India's lone medalist at the Tokyo Olympics so far, Mirabai Chanu, also had a disappointing Rio Olympics in 2016. Chanu had even failed to finish her event. But, what happened five years from there on, is for everyone to see. It is not always easy to deliver at your maiden Olympics. The hope is that the likes of Manu Bhaker, Saurabh Chaudhary, Elavenil Valarivan and others will learn from this experience and perform much better at Paris 2024.
No foreign coaches in setup
Talking about coaching, some things need to change in the setup. This is the first time the Indian shooting squad has had an all-Indian coaching setup. Indian coaches don't always have the insight and calibre that their foreign counterparts have.
For example, the appointment of Graham Reid has completely transformed the Indian men's hockey team. There has been a recent resurgence and they play with much more confidence now, no matter who the opponent is. It is necessary to be in tune with what is going on around the world in a particular sport. The shooting squad lacked in that department in Tokyo.
Infighting in association
National Rifle Association of India (NRAI) president Raninder Singh took aim at the coaching staff and pointed to why India missed the target by such a wide margin. The association chief claimed that internal wrangling within the team, especially among coaches of the pistol team, might have impacted the performances.

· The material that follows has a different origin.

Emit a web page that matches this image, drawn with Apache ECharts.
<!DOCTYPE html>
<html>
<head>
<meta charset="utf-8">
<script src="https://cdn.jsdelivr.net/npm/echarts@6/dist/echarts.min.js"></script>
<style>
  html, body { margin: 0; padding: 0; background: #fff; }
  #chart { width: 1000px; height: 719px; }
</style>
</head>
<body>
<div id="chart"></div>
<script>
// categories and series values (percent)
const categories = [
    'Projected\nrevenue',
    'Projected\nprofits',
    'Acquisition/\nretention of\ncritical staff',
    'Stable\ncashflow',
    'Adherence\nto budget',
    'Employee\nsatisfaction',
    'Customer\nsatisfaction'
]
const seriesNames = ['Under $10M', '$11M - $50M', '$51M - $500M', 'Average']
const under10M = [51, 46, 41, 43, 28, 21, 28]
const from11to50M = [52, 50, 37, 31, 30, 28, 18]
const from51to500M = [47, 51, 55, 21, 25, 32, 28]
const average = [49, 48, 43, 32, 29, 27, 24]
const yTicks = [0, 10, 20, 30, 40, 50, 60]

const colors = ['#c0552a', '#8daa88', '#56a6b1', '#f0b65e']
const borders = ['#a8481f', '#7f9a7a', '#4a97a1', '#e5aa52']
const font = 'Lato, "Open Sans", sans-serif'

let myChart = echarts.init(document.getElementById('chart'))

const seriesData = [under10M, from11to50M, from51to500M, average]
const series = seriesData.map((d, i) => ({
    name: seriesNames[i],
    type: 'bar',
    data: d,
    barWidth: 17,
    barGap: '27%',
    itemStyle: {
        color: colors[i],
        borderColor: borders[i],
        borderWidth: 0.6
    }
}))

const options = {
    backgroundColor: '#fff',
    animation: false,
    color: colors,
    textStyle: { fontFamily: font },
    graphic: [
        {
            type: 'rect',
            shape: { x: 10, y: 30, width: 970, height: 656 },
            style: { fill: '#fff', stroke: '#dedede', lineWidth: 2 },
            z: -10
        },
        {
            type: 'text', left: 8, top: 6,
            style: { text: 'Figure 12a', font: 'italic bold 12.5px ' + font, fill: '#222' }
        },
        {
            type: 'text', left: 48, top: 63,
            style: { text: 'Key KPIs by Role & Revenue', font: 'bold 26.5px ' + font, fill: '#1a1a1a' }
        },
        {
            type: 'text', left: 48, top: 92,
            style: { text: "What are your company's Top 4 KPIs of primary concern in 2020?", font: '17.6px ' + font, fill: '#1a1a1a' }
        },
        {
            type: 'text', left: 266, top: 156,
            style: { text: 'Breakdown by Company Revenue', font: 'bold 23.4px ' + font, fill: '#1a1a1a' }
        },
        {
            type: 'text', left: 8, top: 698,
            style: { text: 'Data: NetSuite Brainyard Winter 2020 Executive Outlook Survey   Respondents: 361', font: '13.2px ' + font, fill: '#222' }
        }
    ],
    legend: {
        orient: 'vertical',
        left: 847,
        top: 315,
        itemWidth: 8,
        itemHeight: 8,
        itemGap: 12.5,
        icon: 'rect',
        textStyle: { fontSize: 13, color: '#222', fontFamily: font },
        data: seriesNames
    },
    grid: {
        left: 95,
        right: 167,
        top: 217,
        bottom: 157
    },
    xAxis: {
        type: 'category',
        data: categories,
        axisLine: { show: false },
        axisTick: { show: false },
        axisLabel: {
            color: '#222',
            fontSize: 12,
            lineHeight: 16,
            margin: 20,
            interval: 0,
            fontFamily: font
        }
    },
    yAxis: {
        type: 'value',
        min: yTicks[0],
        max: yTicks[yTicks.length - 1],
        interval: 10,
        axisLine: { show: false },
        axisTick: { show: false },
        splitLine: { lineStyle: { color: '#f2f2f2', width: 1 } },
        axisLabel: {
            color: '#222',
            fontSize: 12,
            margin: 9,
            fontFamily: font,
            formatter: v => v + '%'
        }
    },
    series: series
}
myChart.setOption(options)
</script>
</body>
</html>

Singh also spoke about issues between Bhaker and her former coach Jaspal Rana, a former World and Asian champion. Now, that the shooters have failed to deliver at the Olympics, there will certainly be blame games. However, without a doubt, there are issues within the association and it has possibly affected the Indian shooters.

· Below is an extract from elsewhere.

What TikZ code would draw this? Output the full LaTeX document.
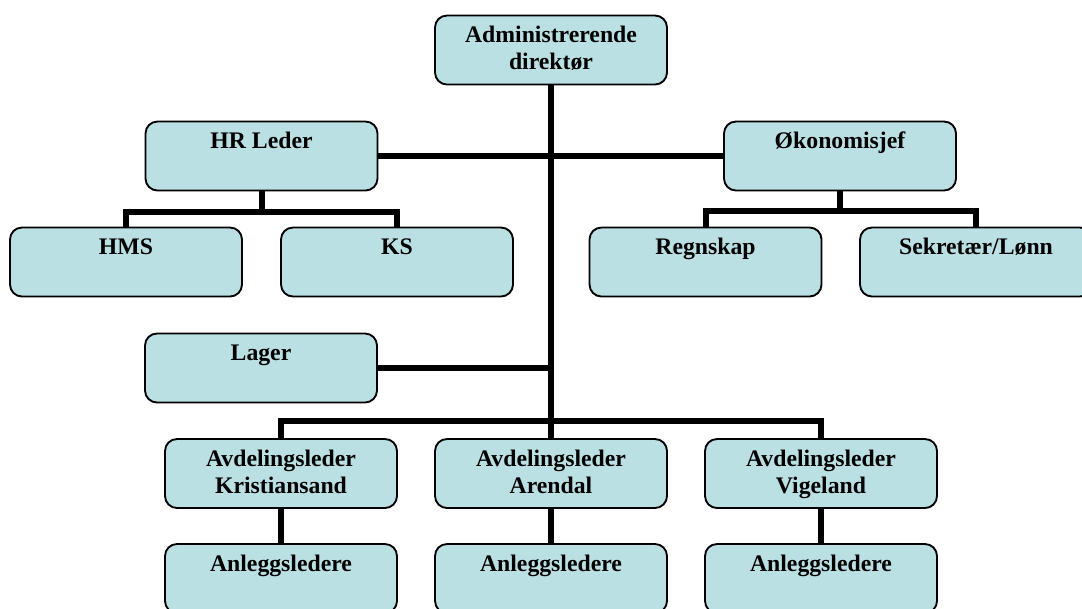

Failure to send trap shooters
Another reason for the failure of the Indian shooters is the absence of trap shooters in the squad. It is a category in which India has performed well in the past. India's first Olympic medal in shooting came from a trap shooter, Rajyavardhan Singh Rathore at Athens, 2004.

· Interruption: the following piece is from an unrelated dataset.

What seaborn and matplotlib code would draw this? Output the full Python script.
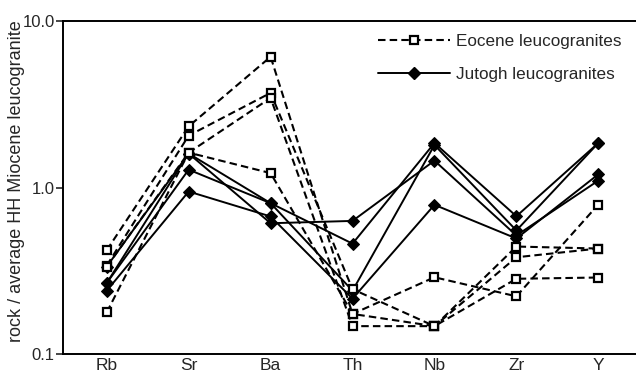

This time around, despite sending a large contingent of 15 shooters, there were no trap shooters amongst them. Infact, India was without a trap shooter for the first time at the Olympic Games since Barcelona 1992. After the Rio Olympics, the junior shooting program was established for the pistol and rifle events. However, there was a delay for the trap shooters. Due to this, the ground-level improvement was much slower.
The presence of trap shooters would have further boosted India's challenge in shooting at the Tokyo Olympics. In the last couple of years, the likes of Lakshay Sheoran and Manisha Keer have emerged as promising trap shooters. They will likely be amongst the squad when India travels to the French capital in three years' time for the Paris Olympics.
Omission of Chinki Yadav
The biggest shock in the Indian shooting fraternity before the Tokyo Olympics was the exclusion of Chinki Yadav from the Indian squad. The World No. 1 in the Women's 25m Pistol category, Yadav is one of the most talented shooters that the country has produced in recent years.
Surprisingly enough, it is not that the shooter had failed to qualify. Infact, at the 2019 Asian Championships in Doha, Yadav had secured an Olympic quota for India with a career-best qualification score of 588. Despite her great achievements, her omission from the shooting squad is a mystery.
Former Indian shooter Jaspal Rana had stated that justice has been denied to her and he has serious objections to the selections of the NRAI. Due to her shocking omission, Yadav admitted that she went through mental agony. The 23-year-old had secured a gold medal at the ISSF World Cup earlier in 2021 in New Delhi, beating Rahi Sarnobat and Manu Bhaker, before the shocking revelation. Both Bhaker and Sarnobat failed to deliver in the 25m pistol category at the Tokyo Olympics.
The absence of the world’s top shooter proved to be a fatal mistake. Who knows what could have happened if Chinki Yadav would have participated at Tokyo 2020.